Все это, конечно, мейнстрим, но мейнстрим высшей пробы. Несмотря на то что картина получилась вполне предсказуемой и чуть более нравоучительной, чем хотелось (в недавнем похожем «Распутнике» про Дени Дидро оправданной разнузданности было все-таки побольше), смотреть ее на редкость приятно. Пафос, без которого все-таки не обошлось, расчудесно снижается милейшими комическими штампами вроде пряток под столом или переодевания в женское платье, играют все на редкость хорошо, а от Лауры Моранте и вовсе не отвести глаз. Пока строить прогнозы по поводу возможного распределения призов явно рано, но если бы жюри отметило эту удивительную актрису, оно бы не прокололось.
Следующая лента обещала быть куда более ядреной и острой, да так оно, пожалуй, и обстоит на самом деле, но удовольствия от нее куда меньше. «Мой фюрер, или Самая правдивая правда об Адольфе» Дани Леви -- именно что фарс, вроде тех, от которых пытался бежать Мольер. В конце 1944 года Адольф Гитлер (Хельд Шнайдер) совсем уже слетел с катушек и вряд ли будет в состоянии произнести традиционную новогоднюю речь. Поэтому хитроумный Геббельс (Сильвестр Грот) придумывает выписать из концлагеря профессора Адольфа Израиля Гринбаума (Ульрих Мюэ), специалиста по риторике и, как нетрудно догадаться, еврея. За пять дней Гринбаум должен превратить еще ворочающего языком убогого уродца (такого длинного носа не было у Гитлера даже на карикатурах Кукрыниксов), который мочится в постель и играет с игрушечными линкорами в ванной, в вождя нации и пламенного оратора. При том что профессору хочется этого в последнюю очередь, но от успеха мероприятия зависит жизнь его семьи.
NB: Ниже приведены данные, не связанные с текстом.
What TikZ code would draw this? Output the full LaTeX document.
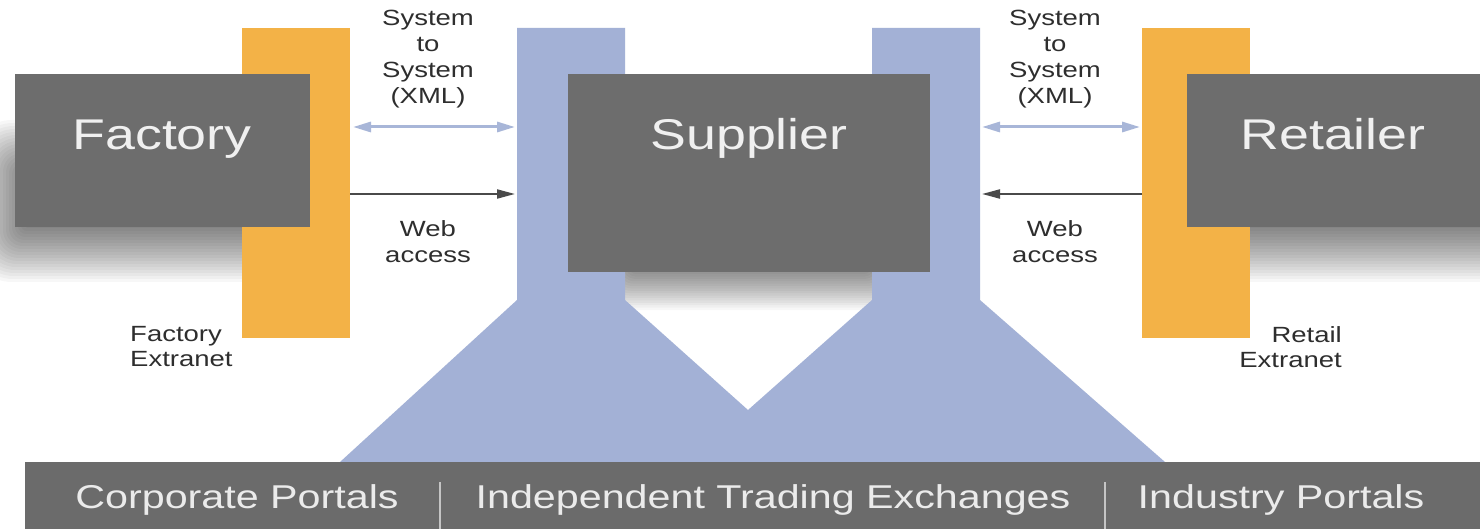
\documentclass[tikz,border=0pt]{standalone}
\usepackage{fontspec}
\setmainfont{Liberation Sans}[FakeStretch=1.25]
\usetikzlibrary{arrows.meta}
\definecolor{boxgray}{HTML}{6D6D6D}
\definecolor{bargray}{HTML}{6B6B6B}
\definecolor{orangebar}{HTML}{F3B247}
\definecolor{bluecol}{HTML}{A3B1D6}
\definecolor{sysblue}{HTML}{A8B6D8}
\definecolor{webdark}{HTML}{4A4A4A}
\definecolor{txtdark}{HTML}{2E2E2E}
% #1..#4 core rectangle, #5 step
\newcommand\softshadow[5]{%
  \foreach \i in {1,...,20}{%
    \fill[black,opacity=0.03,rounded corners=\i*#5*0.7pt]
      ({#1-\i*#5},{#2-\i*#5}) rectangle ({#3+\i*#5},{#4+\i*#5});}}
\begin{document}
\begin{tikzpicture}[x=1pt,y=-1pt,
  graybox/.style={fill=boxgray,draw=none,inner sep=0pt,anchor=north west},
  orbar/.style={fill=orangebar,draw=none,inner sep=0pt,anchor=north west,minimum width=108pt,minimum height=310pt},
  bigtext/.style={text=white!94!black,font=\fontsize{43}{50}\selectfont,anchor=base,inner sep=0pt},
  lbl/.style={text=txtdark,font=\fontsize{22}{26}\selectfont,align=center,inner sep=0pt,anchor=north},
  extlbl/.style={text=txtdark,font=\fontsize{22}{25.5}\selectfont,inner sep=0pt},
  bottext/.style={text=white!92!black,font=\fontsize{33}{40}\selectfont,anchor=base,inner sep=0pt},
  sysarrow/.style={draw=sysblue,line width=3pt,{Triangle[length=18pt,width=10pt]}-{Triangle[length=18pt,width=10pt]}},
  webarrow/.style={draw=webdark,line width=2pt,-{Triangle[length=18pt,width=9pt]}},
  sep/.style={draw=white!60!boxgray,line width=1.5pt}]
\useasboundingbox (0,0) rectangle (1480,529);
\fill[white] (0,0) rectangle (1480,529);

% shadows
\softshadow{30}{180}{240}{222}{3}
\softshadow{640}{200}{860}{262}{2.4}
\softshadow{1230}{180}{1530}{222}{3}

% extranet bars
\node[orbar] (fext) at (242,28) {};
\node[orbar] (rext) at (1142,28) {};

% exchange (blue) shape
\coordinate (b1) at (517,28);
\coordinate (b2) at (625,28);
\coordinate (b3) at (625,300);
\coordinate (bv) at (748,410);
\coordinate (b4) at (872,300);
\coordinate (b5) at (872,28);
\coordinate (b6) at (980,28);
\coordinate (b7) at (980,300);
\coordinate (b8) at (1165,462);
\coordinate (b9) at (340,462);
\coordinate (b10) at (517,300);
\fill[bluecol] (b1) -- (b2) -- (b3) -- (bv) -- (b4) -- (b5) -- (b6) -- (b7) -- (b8) -- (b9) -- (b10) -- cycle;

% main boxes
\node[graybox,minimum width=295pt,minimum height=153pt] (factory) at (15,74) {};
\node[graybox,minimum width=362pt,minimum height=198pt] (supplier) at (568,74) {};
\node[graybox,minimum width=300pt,minimum height=153pt] (retailer) at (1187,74) {};
\node[bigtext] (factoryt) at (162,150) {Factory};
\node[bigtext] (suppliert) at (749,150) {Supplier};
\node[bigtext] (retailert) at (1333,150) {Retailer};

% connectors
\coordinate (lsysA) at (353,127);
\coordinate (lsysB) at (515,127);
\coordinate (lwebB) at (515,194);
\coordinate (rsysA) at (982,127);
\coordinate (rsysB) at (1140,127);
\coordinate (rwebB) at (982,194);
\draw[sysarrow] (lsysA) -- (lsysB);
\draw[webarrow] (fext.east |- lwebB) -- (lwebB);
\draw[sysarrow] (rsysA) -- (rsysB);
\draw[webarrow] (rext.west |- rwebB) -- (rwebB);

% labels
\node[lbl] (lsys) at (428,10) {System\\to\\System\\(XML)};
\node[lbl] (lweb) at (428,220) {Web\\access};
\node[lbl] (rsys) at (1055,10) {System\\to\\System\\(XML)};
\node[lbl] (rweb) at (1055,220) {Web\\access};
\node[extlbl,anchor=north west,align=left] (fextl) at (130,326) {Factory\\Extranet};
\node[extlbl,anchor=north east,align=right] (rextl) at (1342,326) {Retail\\Extranet};

% bottom bar
\node[fill=bargray,inner sep=0pt,anchor=north west,minimum width=1455pt,minimum height=67pt] (bar) at (25,462) {};
\node[bottext] (corp) at (237,508) {Corporate Portals};
\node[bottext] (ite) at (773,508) {Independent Trading Exchanges};
\node[bottext] (indp) at (1281,508) {Industry Portals};
\coordinate (s1t) at (440,482);
\coordinate (s1b) at (440,529);
\coordinate (s2t) at (1105,482);
\coordinate (s2b) at (1105,529);
\draw[sep] (s1t) -- (s1b);
\draw[sep] (s2t) -- (s2b);
\end{tikzpicture}
\end{document}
Несмотря на то что тема в высшей степени провокационная (тем более для послевоенного немецкого кино, которое сломя голову бежит от любой двусмысленности по поводу Рейха и «окончательного решения еврейского вопроса»), выглядит все по большей части довольно уныло. И не то что бы создатели фильма чего-то стесняются: вроде и пижаму фюрер описывает регулярно, и бегает на четвереньках с глухим лаем, и глаза таращит, и в полубреду укладывается в постель к еврейской чете, а все не смешно. И совершенно не поучительно -- никаких выводов из происходящего на экране невозможно сделать в принципе, а это как раз тот редкий случай, когда сожалеешь об отсутствии какой-никакой морали в конце. Зачем надо было городить весь этот огород, решительно неясно. При этом время от времени на экране как будто проскакивают сцены, которые дают понять, что в принципе фильм на эту тему более чем возможен. (Таков, к примеру, эпизод, в котором проснувшийся среди ночи фюрер прокрадывается мимо спящей охраны из своих апартаментов во двор Рейхсканцелярии и гуляет там со своей овчаркой Блонди, облаченной в эсэсовскую форму -- вроде бы ничего особенного, но ведь запоминается.) Но они так и остаются отдельными редкими кусочками возбуждающего аппетит жгучего перца в огромном блюде остывшей тушеной капусты, которую довольно трудно переварить.